The supply shock theory in political economy has focused mainly on the effect of OPEC (Organization of Petroleum Exporting Countries) on the price of oil through the restriction of supply. This is similar to differential accumulation's look at the "weapondollar-petrodollar coalition" and OPEC. The similarity ends where differential accumulation places the cause of the price of oil in the creation of a global feeling of crisis and perceived scarcity because of conflicts in the Middle East, and not, as supply shock theories hold, on an actual reduction in supply.

==Deflation and the crisis of accumulation==

Differential accumulation provides an alternative view to the Great Depression of the 1930s and the 2008 financial crisis. Both of these crises are crises of deflation, and thus crises of accumulation. Businesses not only try to beat the average rate of accumulation, but struggle to avoid the threat of deflation. Deflation brings social destabilization and threatens capitalist accumulation.

The overall debt burden of 2008 increases the deflationary threat over that from the Great Depression. Nitzan and Bichler state that the 2002 ratio of total debt to GDP in the US reached 290% - compared with 165% on the eve of the Great Depression. If prices begin to fall, they argue, firms will be unable to service their debt, which creates a risk of debt deflation, chain bankruptcies, and the collapse of accumulation. "As the Great Depression unfolded falling nominal GDP caused the debt-to-GDP to soar to over 270%. a comparable drop now would push debt-to-GDP to over 400%".

Nitzan and Bichler argue that the Great Depression brought deflation, not inflation (at least from an aggregate viewpoint). Gardiner Means (1935) showed in his study of the US during this period: smaller firms with little market power saw falling prices and only a moderate drop in output. Large firms were able to keep their prices relatively stable, and even raise them in some cases, and let output fall by as much as 80%.

They stipulate that the primary cause of these crises is not financial but a crisis of differential accumulation. Inflation was helpful for not only providing differential accumulation but also to forestall the threat of deflation. Mergers had been in hibernation since early 2000s, which resulted in a greater reliance on the socially disruptive tool of inflation as stagflation. The soaring price of oil from 2004 to 2008 helped to sustain inflation, but with a looming threat of cheap manufactured goods from developing countries. Deflation in 2008 had become a looming threat.

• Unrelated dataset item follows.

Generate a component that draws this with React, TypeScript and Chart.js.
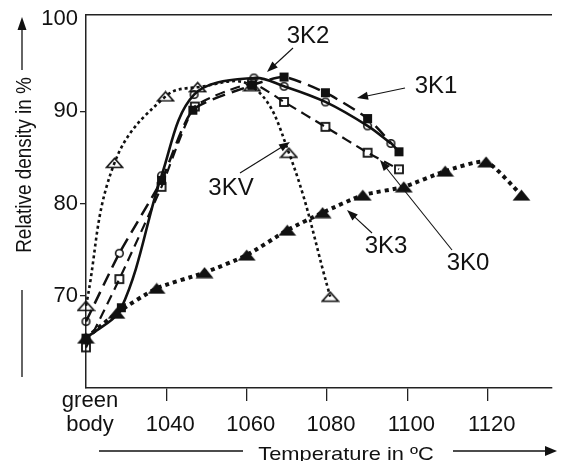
import React, { useEffect, useRef } from 'react';
import { Chart, registerables } from 'chart.js';

Chart.register(...registerables);

// ---- axes ----
const X_MIN = 1020; // "green body" position
const X_MAX = 1136;
const Y_MIN = 60;
const Y_MAX = 100.4;
const xTickValues = [1020, 1040, 1060, 1080, 1100, 1120];
const yTickValues = [70, 80, 90, 100];
const greenBodyLabel = ['green', 'body'];

// ---- series (temperature in °C, relative density in %) ----
const temp3KV = [1020, 1027.1, 1039.8, 1047.8, 1061.3, 1070.5, 1080.8];
const dens3KV = [68.9, 84.4, 91.6, 92.6, 92.7, 85.5, 69.9];

const temp3K3 = [1020, 1027.6, 1037.6, 1049.5, 1060.0, 1070.1, 1078.9, 1088.9, 1099.1, 1109.4, 1119.6, 1128.4];
const dens3K3 = [65.4, 68.1, 70.8, 72.5, 74.4, 77.1, 79.0, 80.9, 81.8, 83.5, 84.5, 80.9];

const temp3K2 = [1020, 1028.8, 1038.8, 1046.9, 1061.8, 1069.3, 1079.6, 1090.1, 1095.9];
const dens3K2 = [65.4, 68.7, 83.0, 91.8, 93.6, 92.7, 91.0, 88.4, 86.5];

const temp3K1 = [1020, 1028.3, 1038.8, 1046.6, 1061.3, 1069.3, 1079.6, 1090.1, 1097.9];
const dens3K1 = [67.2, 74.6, 82.5, 90.1, 92.8, 93.7, 92.0, 89.2, 85.6];

const temp3K0 = [1020, 1028.3, 1038.8, 1047.1, 1061.3, 1069.3, 1079.6, 1090.1, 1097.9];
const dens3K0 = [64.4, 71.8, 81.8, 90.5, 93.0, 91.0, 88.3, 85.5, 83.7];

// marker kinds per point (style)
const marks3K2 = ['fsq', 'fsq', 'ocirc', 'ocirc', 'ocirc', 'ocirc', 'ocirc', 'ocirc', 'ocirc'];
const marks3K1 = ['ocirc', 'ocirc', 'fsq', 'fsq', 'fsq', 'fsq', 'fsq', 'fsq', 'fsq'];

// ---- annotation labels (pixel layout) ----
const annotations = [
  { text: '3K2', x: 308, y: 43, from: [293, 48], to: [267, 72] },
  { text: '3K1', x: 436, y: 93, from: [405, 88], to: [357, 98] },
  { text: '3KV', x: 231, y: 195, from: [240, 173], to: [290, 142] },
  { text: '3K3', x: 386, y: 253, from: [372, 233], to: [347, 210] },
  { text: '3K0', x: 468, y: 270, from: [452, 250], to: [380, 160] },
];

const INK = '#111';
const FONT = "'Liberation Sans', Arial, Helvetica, sans-serif";

function makeMarker(kind: string): HTMLCanvasElement {
  const c = document.createElement('canvas');
  const ctx = c.getContext('2d')!;
  if (kind === 'osq') {
    c.width = 12; c.height = 12;
    ctx.strokeStyle = INK; ctx.lineWidth = 1.8;
    ctx.strokeRect(2, 2, 8, 8);
  } else if (kind === 'fsq') {
    c.width = 11; c.height = 11;
    ctx.fillStyle = INK;
    ctx.fillRect(1, 1, 9, 9);
  } else if (kind === 'ocirc') {
    c.width = 11; c.height = 11;
    ctx.strokeStyle = INK; ctx.lineWidth = 1.6;
    ctx.beginPath(); ctx.arc(5.5, 5.5, 3.8, 0, Math.PI * 2); ctx.stroke();
  } else if (kind === 'otri') {
    c.width = 19; c.height = 12;
    ctx.strokeStyle = INK; ctx.lineWidth = 1.7; ctx.lineJoin = 'miter';
    ctx.beginPath(); ctx.moveTo(1.5, 10.5); ctx.lineTo(9.5, 1.5); ctx.lineTo(17.5, 10.5); ctx.closePath(); ctx.stroke();
  } else {
    c.width = 19; c.height = 12;
    ctx.fillStyle = INK;
    ctx.beginPath(); ctx.moveTo(0.5, 11.5); ctx.lineTo(9.5, 0.5); ctx.lineTo(18.5, 11.5); ctx.closePath(); ctx.fill();
  }
  return c;
}

function drawArrow(ctx: CanvasRenderingContext2D, x1: number, y1: number, x2: number, y2: number, head: number, hw: number, lw: number) {
  const a = Math.atan2(y2 - y1, x2 - x1);
  const ca = Math.cos(a), sa = Math.sin(a);
  ctx.lineWidth = lw;
  ctx.beginPath();
  ctx.moveTo(x1, y1);
  ctx.lineTo(x2 - ca * head * 0.7, y2 - sa * head * 0.7);
  ctx.stroke();
  ctx.beginPath();
  ctx.moveTo(x2, y2);
  ctx.lineTo(x2 - head * ca + hw * sa, y2 - head * sa - hw * ca);
  ctx.lineTo(x2 - head * ca - hw * sa, y2 - head * sa + hw * ca);
  ctx.closePath();
  ctx.fill();
}

const decorPlugin = {
  id: 'decor',
  afterDraw(chart: any) {
    const ctx: CanvasRenderingContext2D = chart.ctx;
    const area = chart.chartArea;
    ctx.save();
    ctx.strokeStyle = '#222';
    ctx.fillStyle = INK;
    // top frame line
    ctx.lineWidth = 1.5;
    ctx.beginPath();
    ctx.moveTo(area.left, area.top - 0.5);
    ctx.lineTo(area.right, area.top - 0.5);
    ctx.stroke();

    // y-axis title with arrow
    ctx.strokeStyle = INK;
    drawArrow(ctx, 22, 70, 22, 17, 13, 4.5, 1.3);
    ctx.lineWidth = 1.3;
    ctx.beginPath(); ctx.moveTo(22, 290); ctx.lineTo(22, 377); ctx.stroke();
    ctx.save();
    ctx.translate(31, 165);
    ctx.rotate(-Math.PI / 2);
    ctx.scale(0.86, 1);
    ctx.font = `22px ${FONT}`;
    ctx.textAlign = 'center';
    ctx.textBaseline = 'alphabetic';
    ctx.fillText('Relative density in %', 0, 0);
    ctx.restore();

    // x-axis title with arrow
    ctx.lineWidth = 1.3;
    ctx.beginPath(); ctx.moveTo(99, 451); ctx.lineTo(243, 451); ctx.stroke();
    drawArrow(ctx, 453, 451, 557, 451, 12, 5, 1.3);
    ctx.save();
    ctx.translate(346, 459.5);
    ctx.scale(1.15, 1);
    ctx.font = `19px ${FONT}`;
    ctx.textAlign = 'center';
    ctx.textBaseline = 'alphabetic';
    ctx.fillText('Temperature in \u00BAC', 0, 0);
    ctx.restore();

    // series labels with leader arrows
    ctx.font = `24px ${FONT}`;
    ctx.textAlign = 'center';
    ctx.textBaseline = 'alphabetic';
    for (const an of annotations) {
      ctx.fillText(an.text, an.x, an.y);
      drawArrow(ctx, an.from[0], an.from[1], an.to[0], an.to[1], 11, 4, 1.1);
    }
    ctx.restore();
  },
};

const toPoints = (xs: number[], ys: number[]) => xs.map((x, i) => ({ x, y: ys[i] }));

export default function App() {
  const ref = useRef<HTMLCanvasElement>(null);
  useEffect(() => {
    const canvas = ref.current!;
    Chart.defaults.font.family = FONT;
    const M: Record<string, HTMLCanvasElement> = {
      osq: makeMarker('osq'),
      fsq: makeMarker('fsq'),
      ocirc: makeMarker('ocirc'),
      otri: makeMarker('otri'),
      ftri: makeMarker('ftri'),
    };
    const common = {
      borderColor: INK,
      backgroundColor: INK,
      fill: false,
      showLine: true,
      pointRadius: 5,
      clip: false as any,
    };
    const chart = new Chart(canvas, {
      type: 'line',
      data: {
        datasets: [
          {
            ...common,
            label: '3K3',
            data: toPoints(temp3K3, dens3K3),
            borderWidth: 4,
            borderDash: [4, 4],
            tension: 0.2,
            pointStyle: M.ftri,
          },
          {
            ...common,
            label: '3KV',
            data: toPoints(temp3KV, dens3KV),
            borderWidth: 2.6,
            borderDash: [3, 3],
            tension: 0.4,
            pointStyle: M.otri,
          },
          {
            ...common,
            label: '3K0',
            data: toPoints(temp3K0, dens3K0),
            borderWidth: 2.2,
            borderDash: [10, 6],
            tension: 0.15,
            pointStyle: M.osq,
          },
          {
            ...common,
            label: '3K1',
            data: toPoints(temp3K1, dens3K1),
            borderWidth: 2.5,
            borderDash: [13, 7],
            tension: 0.2,
            pointStyle: marks3K1.map((k) => M[k]),
          },
          {
            ...common,
            label: '3K2',
            data: toPoints(temp3K2, dens3K2),
            borderWidth: 2.6,
            tension: 0.35,
            pointStyle: marks3K2.map((k) => M[k]),
          },
        ] as any,
      },
      options: {
        responsive: false,
        devicePixelRatio: 1,
        animation: false,
        layout: { padding: { top: 15, left: 0, right: 0, bottom: 0 } },
        plugins: { legend: { display: false }, tooltip: { enabled: false } },
        events: [],
        scales: {
          x: {
            type: 'linear',
            min: X_MIN,
            max: X_MAX,
            afterBuildTicks: (s: any) => {
              s.ticks = xTickValues.map((v) => ({ value: v }));
            },
            afterFit: (s: any) => {
              s.height = 73;
            },
            ticks: {
              autoSkip: false,
              maxRotation: 0,
              minRotation: 0,
              padding: -12,
              labelOffset: 4,
              color: INK,
              font: { size: 22, lineHeight: 1.1 },
              callback: (v: any) => (v === X_MIN ? greenBodyLabel : ['', String(v)]),
            },
            grid: {
              drawOnChartArea: false,
              drawTicks: true,
              tickLength: 13,
              lineWidth: 1.3,
              color: (c: any) => (c.index === 0 ? 'rgba(0,0,0,0)' : '#222'),
            },
            border: { display: true, color: '#222', width: 1.5 },
          },
          y: {
            type: 'linear',
            min: Y_MIN,
            max: Y_MAX,
            afterBuildTicks: (s: any) => {
              s.ticks = yTickValues.map((v) => ({ value: v }));
            },
            afterFit: (s: any) => {
              s.width = 86;
            },
            ticks: {
              padding: 2,
              color: INK,
              font: { size: 22 },
              callback: (v: any) => String(v),
            },
            grid: {
              drawOnChartArea: false,
              tickLength: 6,
              lineWidth: 1.3,
              color: (c: any) => (c.tick && c.tick.value === 100 ? 'rgba(0,0,0,0)' : '#222'),
            },
            border: { display: true, color: '#222', width: 1.5 },
          },
        } as any,
      },
      plugins: [decorPlugin],
    });
    return () => chart.destroy();
  }, []);
  return (
    <div style={{ position: 'fixed', left: 0, top: 0, width: 561, height: 461, background: '#fff', overflow: 'hidden' }}>
      <canvas ref={ref} width={561} height={461} style={{ display: 'block', width: 561, height: 461 }} />
    </div>
  );
}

Instead of focusing on the start of the 2008 financial crisis, Nitzan and Bichler focus on bear markets, the periods during which stocks (as measured in constant-dollars) were in a downward trend or where each successive peak is lower than the previous one. By their reckoning a protracted Bear market has existed since 1999, which points to a much more entrenched accumulation crisis.

Nitzan and Bichler argue that there is nothing automatic about the shifts between bear and bull markets. Each crisis has had a different solution. They identify a number of bear markets in the last century and the unpredictable solutions that shifted capitalism back to bull markets:
- The crisis of 1905–1920 was resolved with a shift from robber-baron capitalism to large-scale business enterprise.
- The crisis of 1928–1948 saw the rise of the Keynesian welfare-warfare state and large government. "Unregulated" capitalism ended.
- The crisis of 1968–1981 saw neoliberal globalization, increasingly worldwide capital flows and the closing down of the Keynesian state.